**GIVEN DATA**
▽

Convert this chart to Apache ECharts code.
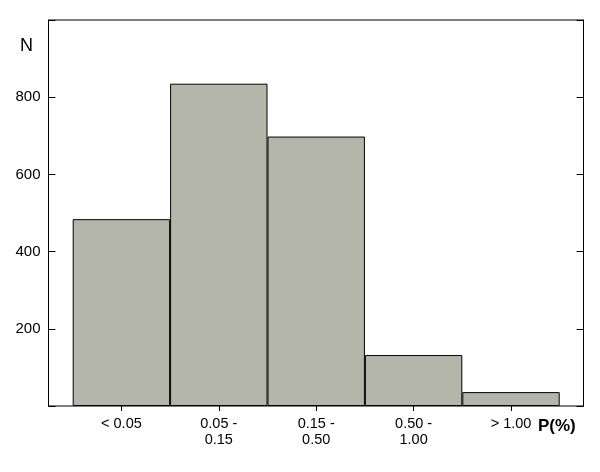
<!DOCTYPE html>
<html>
<head>
<meta charset="utf-8">
<script src="https://cdn.jsdelivr.net/npm/echarts@6/dist/echarts.min.js"></script>
<style>html,body{margin:0;padding:0;background:#fff;}#c{width:600px;height:472px;}</style>
</head>
<body>
<div id="c"></div>
<script>
const categories = ['< 0.05', '0.05 -\n0.15', '0.15 -\n0.50', '0.50 -\n1.00', '> 1.00'];
const counts = [484, 835, 698, 132, 36];
const yTicks = [200, 400, 600, 800];

const chart = echarts.init(document.getElementById('c'), null, {renderer: 'canvas'});
const font = 'Arial, "Liberation Sans", sans-serif';
chart.setOption({
  animation: false,
  backgroundColor: '#fff',
  grid: [
    {left: 48.5, right: 16.5, top: 20, bottom: 66, show: true, borderColor: '#000', borderWidth: 1, backgroundColor: 'transparent'},
    {left: 72.7, right: 40.3, top: 20, bottom: 66}
  ],
  xAxis: [
    {gridIndex: 0, type: 'value', min: 0, max: 1, show: false},
    {gridIndex: 1, type: 'category', data: categories,
     axisLine: {show: false},
     axisTick: {show: true, alignWithLabel: true, length: 5, inside: false, lineStyle: {color: '#000', width: 1}},
     axisLabel: {color: '#000', fontFamily: font, fontSize: 14.5, lineHeight: 16, margin: 10, interval: 0}
    }
  ],
  yAxis: [
    {gridIndex: 0, type: 'value', min: 0, max: 1000, interval: 200, position: 'left',
     axisLine: {show: true, lineStyle: {color: '#000'}},
     axisTick: {show: true, inside: true, length: 7, lineStyle: {color: '#000'}},
     splitLine: {show: false},
     axisLabel: {color: '#000', fontFamily: font, fontSize: 15, margin: 8,
       formatter: v => yTicks.indexOf(v) >= 0 ? String(v) : ''}
    },
    {gridIndex: 0, type: 'value', min: 0, max: 1000, interval: 200, position: 'right',
     axisLine: {show: true, lineStyle: {color: '#000'}},
     axisTick: {show: true, inside: true, length: 7, lineStyle: {color: '#000'}},
     splitLine: {show: false},
     axisLabel: {show: false}
    },
    {gridIndex: 1, type: 'value', min: 0, max: 1000, show: false}
  ],
  series: [{
    type: 'bar', xAxisIndex: 1, yAxisIndex: 2,
    data: counts,
    barWidth: '100%', barCategoryGap: '0%',
    itemStyle: {color: '#b5b6aa', borderColor: '#000', borderWidth: 1}
  }],
  graphic: [
    {type: 'text', left: 20, top: 37, style: {text: 'N', fontFamily: font, fontSize: 18, fill: '#000'}},
    {type: 'text', left: 538, top: 418, style: {text: 'P(%)', fontFamily: font, fontSize: 17, fontWeight: 'bold', fill: '#000'}}
  ]
});
</script>
</body>
</html>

△

**REQUIREMENTS**
Exactly as written, return every line of the listing, but not the pictures.

**TASK RESPONSE**
Convert this chart to Apache ECharts code.
<!DOCTYPE html>
<html>
<head>
<meta charset="utf-8">
<script src="https://cdn.jsdelivr.net/npm/echarts@6/dist/echarts.min.js"></script>
<style>html,body{margin:0;padding:0;background:#fff;}#c{width:600px;height:472px;}</style>
</head>
<body>
<div id="c"></div>
<script>
const categories = ['< 0.05', '0.05 -\n0.15', '0.15 -\n0.50', '0.50 -\n1.00', '> 1.00'];
const counts = [484, 835, 698, 132, 36];
const yTicks = [200, 400, 600, 800];

const chart = echarts.init(document.getElementById('c'), null, {renderer: 'canvas'});
const font = 'Arial, "Liberation Sans", sans-serif';
chart.setOption({
  animation: false,
  backgroundColor: '#fff',
  grid: [
    {left: 48.5, right: 16.5, top: 20, bottom: 66, show: true, borderColor: '#000', borderWidth: 1, backgroundColor: 'transparent'},
    {left: 72.7, right: 40.3, top: 20, bottom: 66}
  ],
  xAxis: [
    {gridIndex: 0, type: 'value', min: 0, max: 1, show: false},
    {gridIndex: 1, type: 'category', data: categories,
     axisLine: {show: false},
     axisTick: {show: true, alignWithLabel: true, length: 5, inside: false, lineStyle: {color: '#000', width: 1}},
     axisLabel: {color: '#000', fontFamily: font, fontSize: 14.5, lineHeight: 16, margin: 10, interval: 0}
    }
  ],
  yAxis: [
    {gridIndex: 0, type: 'value', min: 0, max: 1000, interval: 200, position: 'left',
     axisLine: {show: true, lineStyle: {color: '#000'}},
     axisTick: {show: true, inside: true, length: 7, lineStyle: {color: '#000'}},
     splitLine: {show: false},
     axisLabel: {color: '#000', fontFamily: font, fontSize: 15, margin: 8,
       formatter: v => yTicks.indexOf(v) >= 0 ? String(v) : ''}
    },
    {gridIndex: 0, type: 'value', min: 0, max: 1000, interval: 200, position: 'right',
     axisLine: {show: true, lineStyle: {color: '#000'}},
     axisTick: {show: true, inside: true, length: 7, lineStyle: {color: '#000'}},
     splitLine: {show: false},
     axisLabel: {show: false}
    },
    {gridIndex: 1, type: 'value', min: 0, max: 1000, show: false}
  ],
  series: [{
    type: 'bar', xAxisIndex: 1, yAxisIndex: 2,
    data: counts,
    barWidth: '100%', barCategoryGap: '0%',
    itemStyle: {color: '#b5b6aa', borderColor: '#000', borderWidth: 1}
  }],
  graphic: [
    {type: 'text', left: 20, top: 37, style: {text: 'N', fontFamily: font, fontSize: 18, fill: '#000'}},
    {type: 'text', left: 538, top: 418, style: {text: 'P(%)', fontFamily: font, fontSize: 17, fontWeight: 'bold', fill: '#000'}}
  ]
});
</script>
</body>
</html>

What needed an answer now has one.